Tyson's behavior in the hours before the alleged rape has also come under scrutiny because of two civil suits brought against him alleging that he sexually harassed a number of other contestants in the Miss Black America pageant (SI, Sept. 9). Last week Jeffrey Modisett, the Marion County prosecutor, said, "It is quite possible that other aspects of [Tyson's] behavior will become very relevant in the case."
Would the NFL let a Tyson perform in its games with a rape accusation hanging over his head? Would any league? Would a police department let an officer Tyson keep working? No sooner was Pee-wee Herman arrested—arrested, not convicted—in July on misdemeanor public indecency charges, than CBS canceled reruns of his show. But as John Weistart, a Duke law professor who specializes in legal issues involving sports, notes, the Holyfield-Tyson fight stands to produce an enormous onetime windfall, and the entities involved in it "need Tyson for this event to happen."
Tyson is aggressively confronting the charges against him, helped not only by King but also by a formidable legal team headed by Vincent Fuller, one of the most renowned criminal lawyers in the United States. On Sept. 11 Tyson, accompanied by King and Fuller, arrived in Indianapolis to plead not guilty to the charges against him. Bail was set at $30,000. Tyson and King then held a press conference at which Tyson declared his innocence. "I didn't hurt the woman," he said. "I love women; I mean, my mother's a woman."
During the course of the press conference Tyson and King both mentioned the victim's name several times—King bellowing it emphatically. When reporters asked King why he was identifying the young woman, he replied that Tyson was the victim, not the woman, and added, "Why should he [Tyson] be beleaguered when she can throw a rock and go hide? Ain't nothin' sanctimonious about [Tyson's accuser]. Let her face a band of you guys, and you ask her, 'What were you doing in the man's bedroom at two in the morning?' "
When CNN's Nick Charles asked Tyson later that day what he might learn from this whole episode, a glum-faced Tyson said, "To separate yourself from the riffraff around you."
The woman who has accused Tyson of raping her is hardly riffraff. She is a freshman at a New England college who has been an overachiever. Two years ago a local newspaper ran a lengthy article about her after she won a beauty pageant in her hometown. The story began by saying that she was not "just another pretty face" and added that she had won an international youth leadership award—one of only 200 students in the world so honored. She had also won citizenship awards during each of her six grammar school years and was a standout student, an athlete and an officer of the usher board at her church. The newspaper reported that she planned to attend law school and hoped to become either a corporate lawyer or a sports lawyer, representing professional athletes.
"I wouldn't want to be a criminal lawyer," the young woman told the newspaper. "If I knew someone was wrong I'm not sure I'd want to defend them." She explained that entering the local pageant was a special challenge for her because her town—and the pageant—had very few minorities. She told the paper that when she won the contest, she said, "Dr. Martin Luther King Jr., your dream is coming true." According to the article, when the young woman was announced as the winner of the local pageant, she was introduced as "the first black woman president of the United States."
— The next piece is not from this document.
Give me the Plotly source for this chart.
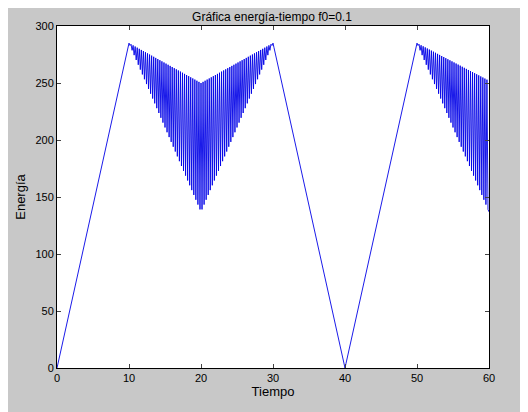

What this woman was doing in Tyson's bedroom at 2 a.m. will be up to a jury to assess. But, despite what King insinuates, a woman can be anywhere she wants at 2 a.m., and a "no" still legally suffices as a clear signal that the woman is not consenting to sex. King and some of Tyson's other apologists have also implied that the fighter's accuser is looking to make a buck or get some ink at his expense. But in fact, the complainant in the rape case has scrupulously avoided the limelight—as King acknowledges when he accuses her of hiding—and she has refused several substantial offers for her story from tabloids and TV magazine shows.
What she is doing now is attending classes and, says Ed Ger-stein, one of her lawyers, receiving counseling to help her deal with the trauma he says she has suffered.
Tyson's team has already won Round 1 of his battle against the prosecutors in the rape case. Just before King and Tyson leveled their verbal assault on the woman in the Indianapolis press conference, Tyson's lawyers asked for a gag order against attorneys on both sides, and last Friday they got it. Clever. After King's inflammatory performance in the very shadow of her courthouse, how could a thoroughly irritated judge Patricia Gif-ford not issue the order? Of course, King, who is neither a defendant, a witness nor an attorney, is not covered by the gag order. So guess who has the last word?